--- Start of Source excerpt ---

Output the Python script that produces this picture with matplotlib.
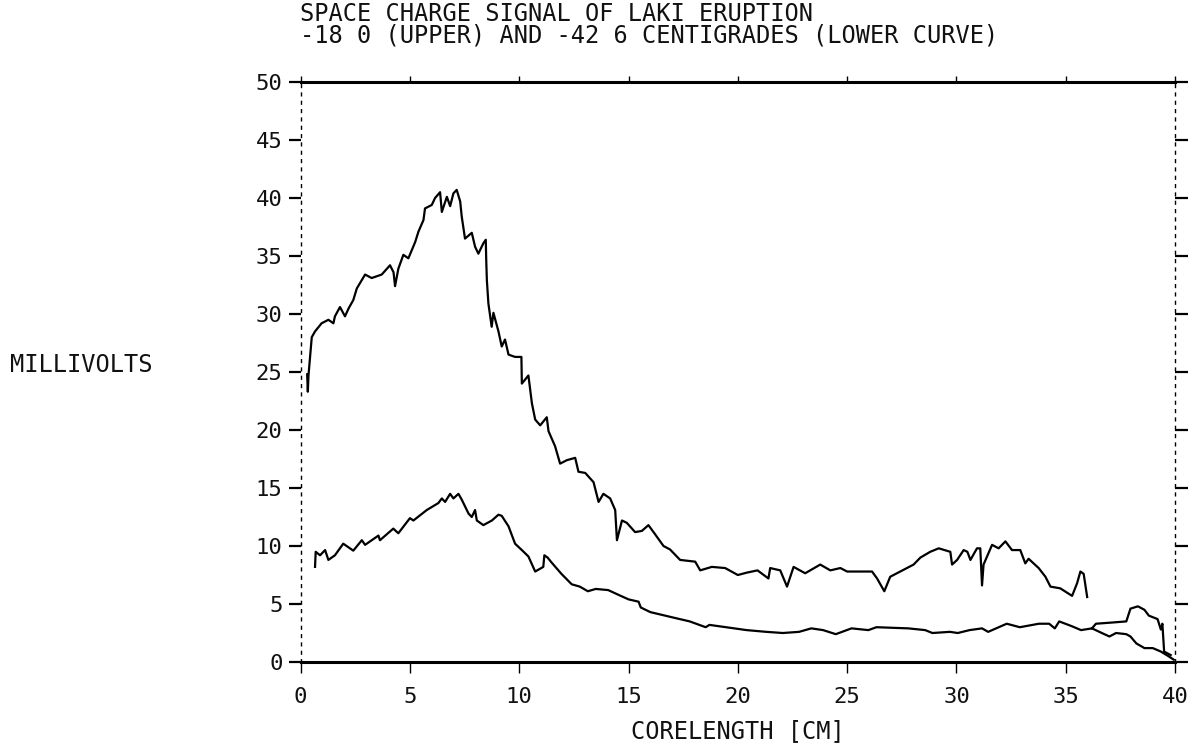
import matplotlib
matplotlib.use("Agg")
import matplotlib.pyplot as plt


# upper curve (-18.0 C)
upper_x = [0.30, 0.33, 0.36, 0.51, 0.66, 0.96, 1.27, 1.50, 1.57, 1.80, 2.03, 2.20, 2.41, 2.57,
           2.95, 3.25, 3.71, 4.09, 4.25, 4.32, 4.47, 4.70, 4.93, 5.24, 5.39, 5.62, 5.69, 6.00,
           6.15, 6.38, 6.46, 6.69, 6.84, 6.99, 7.14, 7.30, 7.37, 7.52, 7.83, 7.98, 8.13, 8.36,
           8.47, 8.49, 8.52, 8.59, 8.67, 8.74, 8.82, 9.05, 9.20, 9.35, 9.51, 9.81, 10.10, 10.12,
           10.42, 10.58, 10.73, 10.96, 11.26, 11.34, 11.64, 11.87, 12.18, 12.56, 12.71, 13.02,
           13.40, 13.63, 13.85, 14.16, 14.39, 14.47, 14.70, 14.92, 15.30, 15.61, 15.91, 16.22,
           16.60, 16.90, 17.36, 18.05, 18.28, 18.81, 19.42, 20.00, 20.40, 20.90, 21.40, 21.48,
           21.94, 22.25, 22.55, 23.08, 23.77, 24.23, 24.69, 25.00, 26.14, 26.37, 26.70, 26.97,
           27.43, 28.04, 28.35, 28.80, 29.19, 29.72, 29.80, 30.03, 30.33, 30.50, 30.64, 30.94,
           31.09, 31.17, 31.24, 31.63, 31.93, 32.24, 32.54, 32.92, 33.15, 33.30, 33.76, 34.07,
           34.30, 34.75, 35.29, 35.52, 35.67, 35.82, 35.98]
upper_y = [24.8, 23.3, 24.7, 28.0, 28.5, 29.2, 29.5, 29.2, 29.8, 30.6, 29.8, 30.5, 31.2, 32.2,
           33.4, 33.1, 33.4, 34.2, 33.6, 32.4, 33.9, 35.1, 34.8, 36.2, 37.1, 38.1, 39.1, 39.4,
           40.0, 40.5, 38.8, 40.1, 39.3, 40.4, 40.7, 39.7, 38.4, 36.5, 37.0, 35.8, 35.2, 36.1,
           36.4, 34.7, 32.9, 30.9, 29.8, 28.9, 30.1, 28.5, 27.2, 27.8, 26.5, 26.3, 26.3, 24.0,
           24.7, 22.3, 20.9, 20.4, 21.1, 19.9, 18.6, 17.1, 17.4, 17.6, 16.4, 16.3,
           15.5, 13.8, 14.5, 14.1, 13.1, 10.5, 12.2, 12.0, 11.2, 11.3, 11.8, 11.0,
           10.0, 9.7, 8.8, 8.65, 7.9, 8.2, 8.1, 7.5, 7.7, 7.9, 7.2, 8.1,
           7.9, 6.5, 8.2, 7.65, 8.4, 7.9, 8.1, 7.8, 7.8, 7.2, 6.1, 7.35,
           7.8, 8.4, 9.0, 9.5, 9.8, 9.5, 8.4, 8.8, 9.65, 9.5, 8.8, 9.8,
           9.8, 6.6, 8.4, 10.1, 9.8, 10.4, 9.65, 9.65, 8.5, 8.9, 8.1, 7.35,
           6.5, 6.35, 5.7, 6.8, 7.8, 7.6, 5.6]

# lower curve (-42.6 C)
lower_x = [0.66, 0.69, 0.89, 1.12, 1.27, 1.57, 1.95, 2.41, 2.80, 2.95, 3.56, 3.63, 4.24, 4.47,
           5.00, 5.16, 5.77, 6.30, 6.46, 6.61, 6.84, 6.99, 7.22, 7.37, 7.68, 7.83, 7.98, 8.06,
           8.36, 8.75, 9.05, 9.20, 9.51, 9.81, 10.12, 10.42, 10.73, 11.10, 11.15, 11.30, 11.47,
           11.93, 12.40, 12.77, 13.14, 13.50, 14.07, 14.53, 15.00, 15.46, 15.56, 16.00, 16.67,
           17.23, 17.80, 18.53, 18.70, 19.46, 20.40, 21.30, 22.06, 22.80, 23.36, 23.90, 24.48,
           25.20, 25.97, 26.34, 27.80, 28.57, 28.90, 29.70, 30.06, 30.60, 31.17, 31.45, 32.30,
           32.90, 33.77, 34.24, 34.50, 34.70, 35.26, 35.70, 36.20]
lower_y = [8.2, 9.5, 9.2, 9.65, 8.8, 9.2, 10.2, 9.6, 10.5, 10.1, 10.9, 10.5, 11.5, 11.1,
           12.4, 12.2, 13.1, 13.7, 14.1, 13.8, 14.5, 14.1, 14.5, 14.0, 12.8, 12.5, 13.1, 12.2,
           11.8, 12.2, 12.7, 12.6, 11.7, 10.2, 9.65, 9.1, 7.8, 8.2, 9.2, 9.0, 8.6,
           7.6, 6.7, 6.5, 6.1, 6.3, 6.2, 5.8, 5.4, 5.2, 4.7, 4.3, 4.0,
           3.75, 3.5, 3.0, 3.2, 3.0, 2.75, 2.6, 2.5, 2.6, 2.9, 2.75, 2.4,
           2.9, 2.75, 3.0, 2.9, 2.75, 2.5, 2.6, 2.5, 2.75, 2.9, 2.6, 3.3,
           3.0, 3.3, 3.3, 2.9, 3.5, 3.1, 2.75, 2.9]

# the lower trace splits in two near the end of the core
branch_a_x = [36.20, 36.38, 37.10, 37.77, 37.96, 38.30, 38.60, 38.80, 39.20, 39.35, 39.42, 39.50, 39.80]
branch_a_y = [2.9, 3.3, 3.4, 3.5, 4.6, 4.8, 4.5, 4.0, 3.7, 2.8, 3.3, 0.9, 0.6]
branch_b_x = [36.20, 36.65, 37.00, 37.30, 37.77, 37.96, 38.23, 38.60, 38.98, 39.35, 39.70, 39.94]
branch_b_y = [2.9, 2.5, 2.2, 2.5, 2.4, 2.2, 1.6, 1.2, 1.2, 0.9, 0.5, 0.2]

x_ticks = [0, 5, 10, 15, 20, 25, 30, 35, 40]
y_ticks = [0, 5, 10, 15, 20, 25, 30, 35, 40, 45, 50]

title_1 = "SPACE CHARGE SIGNAL OF LAKI ERUPTION"
title_2 = "-18 0 (UPPER) AND -42 6 CENTIGRADES (LOWER CURVE)"
x_label = "CORELENGTH [CM]"
y_label = "MILLIVOLTS"


def main():
    plt.rcParams['font.family'] = ['DejaVu Sans Mono']
    ink = '#111111'

    fig = plt.figure(figsize=(12.01, 7.44), dpi=100)
    ax = fig.add_axes([0.2503, 0.1102, 0.7281, 0.7796])

    for xs, ys in [(upper_x, upper_y), (lower_x, lower_y),
                   (branch_a_x, branch_a_y), (branch_b_x, branch_b_y)]:
        ax.plot(xs, ys, color='black', lw=1.6)

    ax.set_xlim(0, 40)
    ax.set_ylim(0, 50)

    # plotter look: heavy top/bottom, dotted sides
    for side in ['top', 'bottom']:
        ax.spines[side].set_linewidth(2.2)
    for side in ['left', 'right']:
        ax.spines[side].set_linestyle((0, (2, 4)))
        ax.spines[side].set_linewidth(1.0)

    ax.set_xticks(x_ticks)
    ax.set_yticks(y_ticks)
    ax.set_xticklabels([str(v) for v in x_ticks])
    ax.set_yticklabels([str(v) for v in y_ticks])

    ax.tick_params(axis='y', which='both', direction='out', left=True, right=True,
                   length=9, width=1.6, labelsize=16, pad=4, labelcolor=ink)
    ax.tick_params(axis='x', which='both', direction='out', bottom=True, top=True,
                   length=8, width=1.0, labelsize=16, pad=10, labelcolor=ink)
    for t in ax.xaxis.get_major_ticks():
        t.tick2line.set_markersize(4)

    fig.text(300 / 1201, 1 - 14 / 744, title_1, fontsize=17, va='center', ha='left', color=ink)
    fig.text(300 / 1201, 1 - 36 / 744, title_2, fontsize=17, va='center', ha='left', color=ink)
    fig.text(10 / 1201, 1 - 365 / 744, y_label, fontsize=17, va='center', ha='left', color=ink)
    fig.text(738 / 1201, 1 - 731 / 744, x_label, fontsize=17, va='center', ha='center', color=ink)

    fig.savefig('out.png', dpi=100)


if __name__ == "__main__":
    main()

--- End of Source excerpt ---

**What you should do:**
Write out an exact copy of the listing, first line through the line containing "import matplotlib.pyplot as plt", with the pictures left out.

**Answer to this problem:**
Output the Python script that produces this picture with matplotlib.
import matplotlib
matplotlib.use("Agg")
import matplotlib.pyplot as plt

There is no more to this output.